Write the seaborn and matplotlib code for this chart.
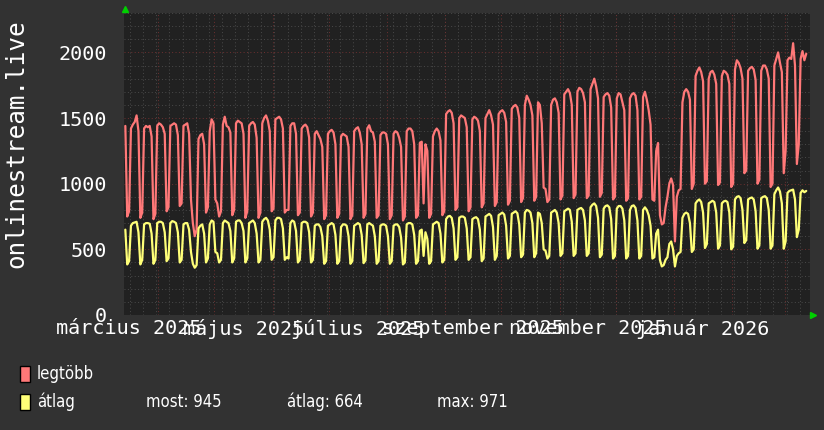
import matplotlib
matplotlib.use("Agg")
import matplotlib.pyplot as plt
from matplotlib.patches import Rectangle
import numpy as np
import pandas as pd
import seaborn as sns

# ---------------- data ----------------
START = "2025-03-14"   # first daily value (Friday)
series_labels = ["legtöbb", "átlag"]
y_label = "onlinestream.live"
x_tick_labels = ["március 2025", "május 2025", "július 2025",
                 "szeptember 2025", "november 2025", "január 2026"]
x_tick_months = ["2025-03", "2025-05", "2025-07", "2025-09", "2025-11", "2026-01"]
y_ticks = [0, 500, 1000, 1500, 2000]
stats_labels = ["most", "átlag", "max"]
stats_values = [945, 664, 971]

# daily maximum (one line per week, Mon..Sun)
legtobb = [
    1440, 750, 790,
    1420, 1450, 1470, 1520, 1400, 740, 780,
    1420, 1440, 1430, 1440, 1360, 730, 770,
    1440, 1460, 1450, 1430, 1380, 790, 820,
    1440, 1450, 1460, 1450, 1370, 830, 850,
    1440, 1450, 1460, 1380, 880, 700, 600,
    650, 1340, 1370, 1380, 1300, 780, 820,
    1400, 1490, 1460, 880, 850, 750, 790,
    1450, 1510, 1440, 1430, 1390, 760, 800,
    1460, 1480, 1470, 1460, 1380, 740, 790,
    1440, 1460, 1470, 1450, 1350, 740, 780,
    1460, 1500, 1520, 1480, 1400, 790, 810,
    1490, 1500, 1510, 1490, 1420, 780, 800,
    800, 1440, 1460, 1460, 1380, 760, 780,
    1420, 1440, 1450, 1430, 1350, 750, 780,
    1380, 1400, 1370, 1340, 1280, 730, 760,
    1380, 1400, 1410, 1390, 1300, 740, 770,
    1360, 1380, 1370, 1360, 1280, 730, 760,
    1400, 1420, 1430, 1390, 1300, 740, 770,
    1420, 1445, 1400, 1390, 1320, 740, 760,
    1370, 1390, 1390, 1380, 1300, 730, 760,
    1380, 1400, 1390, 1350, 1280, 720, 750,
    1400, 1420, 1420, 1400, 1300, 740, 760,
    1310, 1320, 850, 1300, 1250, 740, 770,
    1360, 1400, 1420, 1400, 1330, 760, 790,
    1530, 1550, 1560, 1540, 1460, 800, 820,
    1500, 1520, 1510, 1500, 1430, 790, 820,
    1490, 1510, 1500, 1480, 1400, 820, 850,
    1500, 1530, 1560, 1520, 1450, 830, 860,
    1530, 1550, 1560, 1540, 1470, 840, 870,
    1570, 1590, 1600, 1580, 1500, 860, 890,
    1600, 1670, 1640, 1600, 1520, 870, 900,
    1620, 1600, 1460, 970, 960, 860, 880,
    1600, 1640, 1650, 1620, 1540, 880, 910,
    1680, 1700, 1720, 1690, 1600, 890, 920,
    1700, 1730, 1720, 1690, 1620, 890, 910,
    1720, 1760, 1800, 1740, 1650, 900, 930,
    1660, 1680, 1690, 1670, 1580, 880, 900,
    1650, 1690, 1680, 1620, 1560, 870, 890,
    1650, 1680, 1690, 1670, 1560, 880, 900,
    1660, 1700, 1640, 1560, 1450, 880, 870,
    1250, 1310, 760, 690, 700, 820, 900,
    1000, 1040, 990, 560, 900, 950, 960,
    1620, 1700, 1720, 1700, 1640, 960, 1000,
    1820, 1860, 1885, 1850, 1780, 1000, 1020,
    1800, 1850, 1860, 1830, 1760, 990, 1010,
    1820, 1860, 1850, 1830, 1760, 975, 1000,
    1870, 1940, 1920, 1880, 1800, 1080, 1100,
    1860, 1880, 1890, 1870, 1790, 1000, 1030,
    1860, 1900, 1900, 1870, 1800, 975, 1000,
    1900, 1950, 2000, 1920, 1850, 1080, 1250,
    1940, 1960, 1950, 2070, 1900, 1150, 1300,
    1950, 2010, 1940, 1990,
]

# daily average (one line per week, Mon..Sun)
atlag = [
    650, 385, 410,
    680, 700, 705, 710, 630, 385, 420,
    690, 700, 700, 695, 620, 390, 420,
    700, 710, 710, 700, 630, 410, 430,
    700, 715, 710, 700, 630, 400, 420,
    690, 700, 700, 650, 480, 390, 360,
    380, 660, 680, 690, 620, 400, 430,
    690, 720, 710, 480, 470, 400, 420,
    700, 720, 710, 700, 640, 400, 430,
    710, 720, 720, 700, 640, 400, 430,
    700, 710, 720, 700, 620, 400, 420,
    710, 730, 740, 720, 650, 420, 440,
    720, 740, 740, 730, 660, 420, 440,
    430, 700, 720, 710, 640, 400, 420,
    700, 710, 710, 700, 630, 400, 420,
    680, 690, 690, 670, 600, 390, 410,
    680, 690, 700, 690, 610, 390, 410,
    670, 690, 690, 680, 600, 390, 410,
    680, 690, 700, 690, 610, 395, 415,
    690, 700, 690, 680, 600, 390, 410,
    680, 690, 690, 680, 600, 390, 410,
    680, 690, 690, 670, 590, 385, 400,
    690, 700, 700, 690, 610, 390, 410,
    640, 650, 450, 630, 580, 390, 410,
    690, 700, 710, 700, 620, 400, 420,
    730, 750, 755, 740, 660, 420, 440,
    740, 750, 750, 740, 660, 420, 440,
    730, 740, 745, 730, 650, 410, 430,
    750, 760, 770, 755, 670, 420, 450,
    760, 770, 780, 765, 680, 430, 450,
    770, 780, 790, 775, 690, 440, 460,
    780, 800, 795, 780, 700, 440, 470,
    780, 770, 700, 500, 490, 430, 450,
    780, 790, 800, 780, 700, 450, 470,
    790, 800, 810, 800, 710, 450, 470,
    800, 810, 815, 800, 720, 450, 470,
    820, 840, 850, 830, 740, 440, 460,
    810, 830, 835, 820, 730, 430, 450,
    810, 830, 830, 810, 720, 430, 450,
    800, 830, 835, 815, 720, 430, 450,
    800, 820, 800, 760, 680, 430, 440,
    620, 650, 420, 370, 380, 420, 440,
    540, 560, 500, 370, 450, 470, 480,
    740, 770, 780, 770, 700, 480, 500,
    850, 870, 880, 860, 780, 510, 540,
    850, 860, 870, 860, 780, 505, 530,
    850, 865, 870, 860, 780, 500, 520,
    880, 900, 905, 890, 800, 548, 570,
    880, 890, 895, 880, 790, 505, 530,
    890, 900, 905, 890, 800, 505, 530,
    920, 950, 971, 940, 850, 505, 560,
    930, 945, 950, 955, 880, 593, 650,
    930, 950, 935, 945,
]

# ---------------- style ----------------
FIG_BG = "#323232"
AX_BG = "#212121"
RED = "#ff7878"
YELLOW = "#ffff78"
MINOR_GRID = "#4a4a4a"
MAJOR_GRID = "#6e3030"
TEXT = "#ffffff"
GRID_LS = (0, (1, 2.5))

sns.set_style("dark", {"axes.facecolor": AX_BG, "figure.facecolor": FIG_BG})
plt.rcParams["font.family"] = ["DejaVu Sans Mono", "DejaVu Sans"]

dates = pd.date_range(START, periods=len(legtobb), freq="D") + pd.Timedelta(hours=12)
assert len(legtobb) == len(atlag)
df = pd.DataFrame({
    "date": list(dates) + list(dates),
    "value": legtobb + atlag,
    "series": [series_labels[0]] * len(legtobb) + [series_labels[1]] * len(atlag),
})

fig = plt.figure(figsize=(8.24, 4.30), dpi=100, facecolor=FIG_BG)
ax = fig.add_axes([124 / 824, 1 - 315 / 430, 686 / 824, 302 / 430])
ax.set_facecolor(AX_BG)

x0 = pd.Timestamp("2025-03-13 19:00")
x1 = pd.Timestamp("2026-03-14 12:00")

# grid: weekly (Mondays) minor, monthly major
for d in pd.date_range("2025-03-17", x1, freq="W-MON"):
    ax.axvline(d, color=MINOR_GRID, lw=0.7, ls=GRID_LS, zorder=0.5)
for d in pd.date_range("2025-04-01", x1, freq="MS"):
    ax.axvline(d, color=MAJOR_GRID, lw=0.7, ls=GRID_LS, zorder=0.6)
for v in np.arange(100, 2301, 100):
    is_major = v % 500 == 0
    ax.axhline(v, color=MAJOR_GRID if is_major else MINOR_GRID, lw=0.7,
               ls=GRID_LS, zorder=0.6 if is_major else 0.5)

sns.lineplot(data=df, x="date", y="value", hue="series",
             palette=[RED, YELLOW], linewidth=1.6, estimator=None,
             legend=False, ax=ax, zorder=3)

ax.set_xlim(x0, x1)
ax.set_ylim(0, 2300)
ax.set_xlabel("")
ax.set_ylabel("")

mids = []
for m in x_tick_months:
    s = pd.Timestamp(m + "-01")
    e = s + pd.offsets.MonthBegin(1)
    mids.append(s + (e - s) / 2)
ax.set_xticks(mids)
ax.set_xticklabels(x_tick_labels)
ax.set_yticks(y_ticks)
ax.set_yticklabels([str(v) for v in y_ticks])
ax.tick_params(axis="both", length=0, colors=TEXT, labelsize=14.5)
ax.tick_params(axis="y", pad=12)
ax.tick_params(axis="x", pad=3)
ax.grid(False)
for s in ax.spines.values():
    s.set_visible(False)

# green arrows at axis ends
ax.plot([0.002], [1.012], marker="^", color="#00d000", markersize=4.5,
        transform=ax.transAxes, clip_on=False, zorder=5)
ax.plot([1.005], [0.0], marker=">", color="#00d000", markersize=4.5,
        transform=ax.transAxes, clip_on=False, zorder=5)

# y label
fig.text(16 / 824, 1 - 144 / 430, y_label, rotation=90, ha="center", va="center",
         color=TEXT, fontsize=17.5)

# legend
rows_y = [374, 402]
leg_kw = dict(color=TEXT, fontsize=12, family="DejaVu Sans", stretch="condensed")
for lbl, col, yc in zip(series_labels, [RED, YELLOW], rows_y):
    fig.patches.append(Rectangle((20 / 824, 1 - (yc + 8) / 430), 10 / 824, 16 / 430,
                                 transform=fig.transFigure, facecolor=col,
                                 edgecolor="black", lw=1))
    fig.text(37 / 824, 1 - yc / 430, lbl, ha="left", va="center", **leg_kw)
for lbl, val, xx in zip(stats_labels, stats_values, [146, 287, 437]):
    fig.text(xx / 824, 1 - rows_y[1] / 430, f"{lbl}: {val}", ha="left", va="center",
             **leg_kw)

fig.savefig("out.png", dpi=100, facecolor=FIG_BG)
- - - - - - -
Exactly as written, please give again the lines from the beginning of the listing through the line containing "import seaborn as sns", inclusive, without any pictures.

_SOLVED EXERCISE_:
Write the seaborn and matplotlib code for this chart.
import matplotlib
matplotlib.use("Agg")
import matplotlib.pyplot as plt
from matplotlib.patches import Rectangle
import numpy as np
import pandas as pd
import seaborn as sns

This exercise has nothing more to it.